— Start Data section —

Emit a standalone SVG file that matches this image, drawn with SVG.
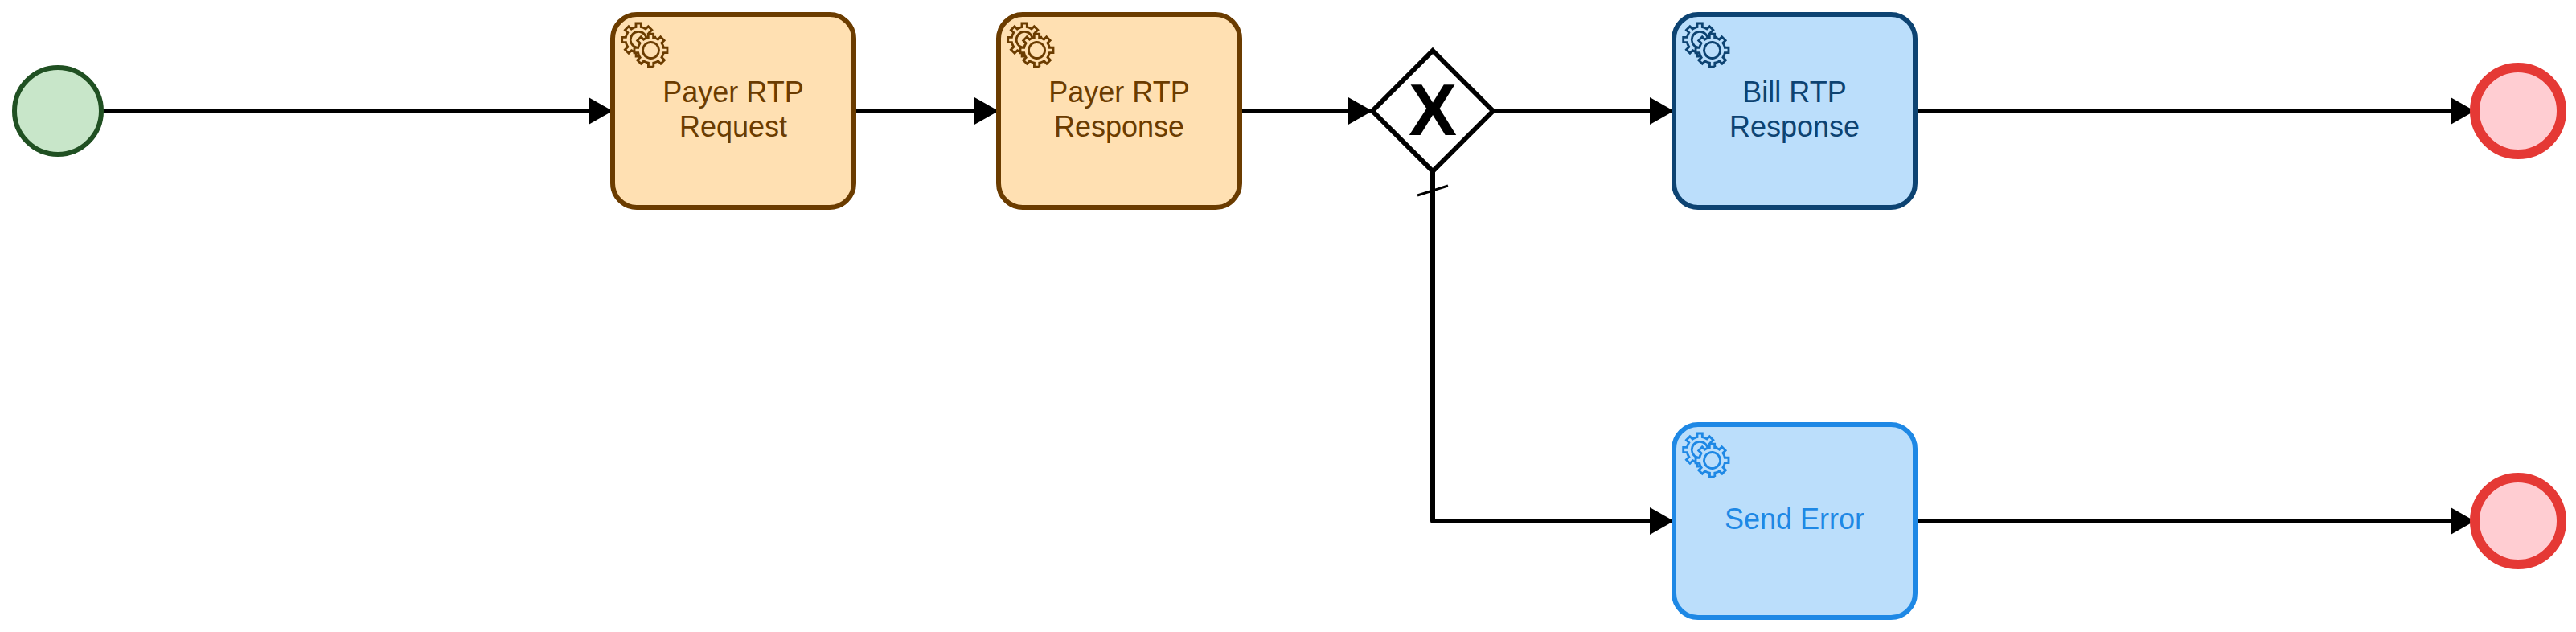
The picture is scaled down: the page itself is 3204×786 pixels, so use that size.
<svg xmlns="http://www.w3.org/2000/svg" width="3204" height="786" viewBox="0 0 3204 786">
<style>
text{font-family:"Liberation Sans",Arial,sans-serif;font-size:36px;text-anchor:middle}
.flow{fill:none;stroke:#000;stroke-width:6;stroke-linejoin:round}
.task{stroke-width:6}
.orange .task{fill:#ffe0b2;stroke:#6b3c00}.orange text{fill:#6b3c00}.orange{color:#6b3c00;--f:#ffe0b2}
.navy .task{fill:#bbdefb;stroke:#0d4372}.navy text{fill:#0d4372}.navy{color:#0d4372;--f:#bbdefb}
.blue .task{fill:#bbdefb;stroke:#1e88e5}.blue text{fill:#1e88e5}.blue{color:#1e88e5;--f:#bbdefb}
.gear{fill:var(--f);stroke:currentColor;stroke-width:1}
.hub{fill:var(--f);stroke:none}
.end{fill:#ffcdd2;stroke:#e53935;stroke-width:12}
</style>
<defs>
<marker id="arrow" markerUnits="userSpaceOnUse" markerWidth="30" markerHeight="34" refX="30" refY="17" orient="auto"><path d="M0 0L30 17L0 34Z" fill="#000"/></marker>
<g id="g"><circle class="hub" cx="-1.16" cy="-7.2" r="4.5"/><path class="gear" d="m 0,0 v -1.71335 c 0.352326,-0.0705 0.703932,-0.17838 1.047628,-0.32133 0.344416,-0.14465 0.665822,-0.32133 0.966377,-0.52145 l 1.19431,1.18005 1.567487,-1.57688 -1.195028,-1.18014 c 0.403376,-0.61394 0.683079,-1.29908 0.825447,-2.01824 l 1.622133,-0.01 v -2.2196 l -1.636514,0.01 c -0.07333,-0.35153 -0.178319,-0.70024 -0.323564,-1.04372 -0.145244,-0.34406 -0.321407,-0.6644 -0.522735,-0.96217 l 1.131035,-1.13631 -1.583305,-1.56293 -1.129598,1.13589 c -0.614052,-0.40108 -1.302883,-0.68093 -2.022633,-0.82247 l 0.0093,-1.61852 h -2.241173 l 0.0042,1.63124 c -0.353763,0.0736 -0.705369,0.17977 -1.049785,0.32371 -0.344415,0.14437 -0.665102,0.32092 -0.9635006,0.52046 l -1.1698628,-1.15823 -1.5667691,1.5792 1.1684265,1.15669 c -0.4026573,0.61283 -0.68308,1.29797 -0.8247287,2.01713 l -1.6588041,0.003 v 2.22174 l 1.6724648,-0.006 c 0.073327,0.35077 0.1797598,0.70243 0.3242851,1.04472 0.1452428,0.34448 0.3214064,0.6644 0.5227339,0.96066 l -1.1993431,1.19723 1.5840256,1.56011 1.1964668,-1.19348 c 0.6140517,0.40346 1.3028827,0.68232 2.0233517,0.82331 l 7.19e-4,1.69892 h 2.226848 z m 0.221462,-3.9957 c -1.788948,0.7502 -3.8576,-0.0928 -4.6097055,-1.87438 -0.7521065,-1.78321 0.090598,-3.84627 1.8802645,-4.59604 1.78823,-0.74936 3.856881,0.0929 4.608987,1.87437 0.752106,1.78165 -0.0906,3.84612 -1.879546,4.59605 z"/></g>
<g id="gears"><use href="#g" transform="translate(35.5 52) scale(2.85)"/><use href="#g" transform="translate(50.8 65.1) scale(2.85)"/></g>
</defs>
<g id="connectors">
<path class="flow" marker-end="url(#arrow)" d="M126 138H762"/>
<path class="flow" marker-end="url(#arrow)" d="M1062 138H1242"/>
<path class="flow" marker-end="url(#arrow)" d="M1542 138H1707"/>
<path class="flow" marker-end="url(#arrow)" d="M1857 138H2082"/>
<path class="flow" marker-end="url(#arrow)" d="M2382 138H3078"/>
<path class="flow" marker-end="url(#arrow)" d="M1782 213V648H2082"/>
<path class="flow" marker-end="url(#arrow)" d="M2382 648H3078"/>
<path d="M1763 243L1801 231" stroke="#000" stroke-width="3" fill="none"/>
</g>
<g id="start"><circle cx="72" cy="138" r="54" fill="#c8e6c9" stroke="#205022" stroke-width="6"/></g>
<g id="task-payer-request" class="orange"><rect class="task" x="762" y="18" width="300" height="240" rx="30"/><use href="#gears" x="762" y="18"/><text x="912" y="127">Payer RTP</text><text x="912" y="170">Request</text></g>
<g id="task-payer-response" class="orange"><rect class="task" x="1242" y="18" width="300" height="240" rx="30"/><use href="#gears" x="1242" y="18"/><text x="1392" y="127">Payer RTP</text><text x="1392" y="170">Response</text></g>
<g id="gateway"><polygon points="1782,63 1857,138 1782,213 1707,138" fill="#fff" stroke="#000" stroke-width="6"/><text x="1782" y="168" style="font-size:90px;font-weight:700;fill:#000">X</text></g>
<g id="task-bill-response" class="navy"><rect class="task" x="2082" y="18" width="300" height="240" rx="30"/><use href="#gears" x="2082" y="18"/><text x="2232" y="127">Bill RTP</text><text x="2232" y="170">Response</text></g>
<g id="task-send-error" class="blue"><rect class="task" x="2082" y="528" width="300" height="240" rx="30"/><use href="#gears" x="2082" y="528"/><text x="2232" y="658">Send Error</text></g>
<g id="end-1"><circle class="end" cx="3132" cy="138" r="54"/></g>
<g id="end-2"><circle class="end" cx="3132" cy="648" r="54"/></g>
</svg>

— End Data section —

Job:
Without the pictures, print the whole listing exactly as given.

Response below:
Emit a standalone SVG file that matches this image, drawn with SVG.
The picture is scaled down: the page itself is 3204×786 pixels, so use that size.
<svg xmlns="http://www.w3.org/2000/svg" width="3204" height="786" viewBox="0 0 3204 786">
<style>
text{font-family:"Liberation Sans",Arial,sans-serif;font-size:36px;text-anchor:middle}
.flow{fill:none;stroke:#000;stroke-width:6;stroke-linejoin:round}
.task{stroke-width:6}
.orange .task{fill:#ffe0b2;stroke:#6b3c00}.orange text{fill:#6b3c00}.orange{color:#6b3c00;--f:#ffe0b2}
.navy .task{fill:#bbdefb;stroke:#0d4372}.navy text{fill:#0d4372}.navy{color:#0d4372;--f:#bbdefb}
.blue .task{fill:#bbdefb;stroke:#1e88e5}.blue text{fill:#1e88e5}.blue{color:#1e88e5;--f:#bbdefb}
.gear{fill:var(--f);stroke:currentColor;stroke-width:1}
.hub{fill:var(--f);stroke:none}
.end{fill:#ffcdd2;stroke:#e53935;stroke-width:12}
</style>
<defs>
<marker id="arrow" markerUnits="userSpaceOnUse" markerWidth="30" markerHeight="34" refX="30" refY="17" orient="auto"><path d="M0 0L30 17L0 34Z" fill="#000"/></marker>
<g id="g"><circle class="hub" cx="-1.16" cy="-7.2" r="4.5"/><path class="gear" d="m 0,0 v -1.71335 c 0.352326,-0.0705 0.703932,-0.17838 1.047628,-0.32133 0.344416,-0.14465 0.665822,-0.32133 0.966377,-0.52145 l 1.19431,1.18005 1.567487,-1.57688 -1.195028,-1.18014 c 0.403376,-0.61394 0.683079,-1.29908 0.825447,-2.01824 l 1.622133,-0.01 v -2.2196 l -1.636514,0.01 c -0.07333,-0.35153 -0.178319,-0.70024 -0.323564,-1.04372 -0.145244,-0.34406 -0.321407,-0.6644 -0.522735,-0.96217 l 1.131035,-1.13631 -1.583305,-1.56293 -1.129598,1.13589 c -0.614052,-0.40108 -1.302883,-0.68093 -2.022633,-0.82247 l 0.0093,-1.61852 h -2.241173 l 0.0042,1.63124 c -0.353763,0.0736 -0.705369,0.17977 -1.049785,0.32371 -0.344415,0.14437 -0.665102,0.32092 -0.9635006,0.52046 l -1.1698628,-1.15823 -1.5667691,1.5792 1.1684265,1.15669 c -0.4026573,0.61283 -0.68308,1.29797 -0.8247287,2.01713 l -1.6588041,0.003 v 2.22174 l 1.6724648,-0.006 c 0.073327,0.35077 0.1797598,0.70243 0.3242851,1.04472 0.1452428,0.34448 0.3214064,0.6644 0.5227339,0.96066 l -1.1993431,1.19723 1.5840256,1.56011 1.1964668,-1.19348 c 0.6140517,0.40346 1.3028827,0.68232 2.0233517,0.82331 l 7.19e-4,1.69892 h 2.226848 z m 0.221462,-3.9957 c -1.788948,0.7502 -3.8576,-0.0928 -4.6097055,-1.87438 -0.7521065,-1.78321 0.090598,-3.84627 1.8802645,-4.59604 1.78823,-0.74936 3.856881,0.0929 4.608987,1.87437 0.752106,1.78165 -0.0906,3.84612 -1.879546,4.59605 z"/></g>
<g id="gears"><use href="#g" transform="translate(35.5 52) scale(2.85)"/><use href="#g" transform="translate(50.8 65.1) scale(2.85)"/></g>
</defs>
<g id="connectors">
<path class="flow" marker-end="url(#arrow)" d="M126 138H762"/>
<path class="flow" marker-end="url(#arrow)" d="M1062 138H1242"/>
<path class="flow" marker-end="url(#arrow)" d="M1542 138H1707"/>
<path class="flow" marker-end="url(#arrow)" d="M1857 138H2082"/>
<path class="flow" marker-end="url(#arrow)" d="M2382 138H3078"/>
<path class="flow" marker-end="url(#arrow)" d="M1782 213V648H2082"/>
<path class="flow" marker-end="url(#arrow)" d="M2382 648H3078"/>
<path d="M1763 243L1801 231" stroke="#000" stroke-width="3" fill="none"/>
</g>
<g id="start"><circle cx="72" cy="138" r="54" fill="#c8e6c9" stroke="#205022" stroke-width="6"/></g>
<g id="task-payer-request" class="orange"><rect class="task" x="762" y="18" width="300" height="240" rx="30"/><use href="#gears" x="762" y="18"/><text x="912" y="127">Payer RTP</text><text x="912" y="170">Request</text></g>
<g id="task-payer-response" class="orange"><rect class="task" x="1242" y="18" width="300" height="240" rx="30"/><use href="#gears" x="1242" y="18"/><text x="1392" y="127">Payer RTP</text><text x="1392" y="170">Response</text></g>
<g id="gateway"><polygon points="1782,63 1857,138 1782,213 1707,138" fill="#fff" stroke="#000" stroke-width="6"/><text x="1782" y="168" style="font-size:90px;font-weight:700;fill:#000">X</text></g>
<g id="task-bill-response" class="navy"><rect class="task" x="2082" y="18" width="300" height="240" rx="30"/><use href="#gears" x="2082" y="18"/><text x="2232" y="127">Bill RTP</text><text x="2232" y="170">Response</text></g>
<g id="task-send-error" class="blue"><rect class="task" x="2082" y="528" width="300" height="240" rx="30"/><use href="#gears" x="2082" y="528"/><text x="2232" y="658">Send Error</text></g>
<g id="end-1"><circle class="end" cx="3132" cy="138" r="54"/></g>
<g id="end-2"><circle class="end" cx="3132" cy="648" r="54"/></g>
</svg>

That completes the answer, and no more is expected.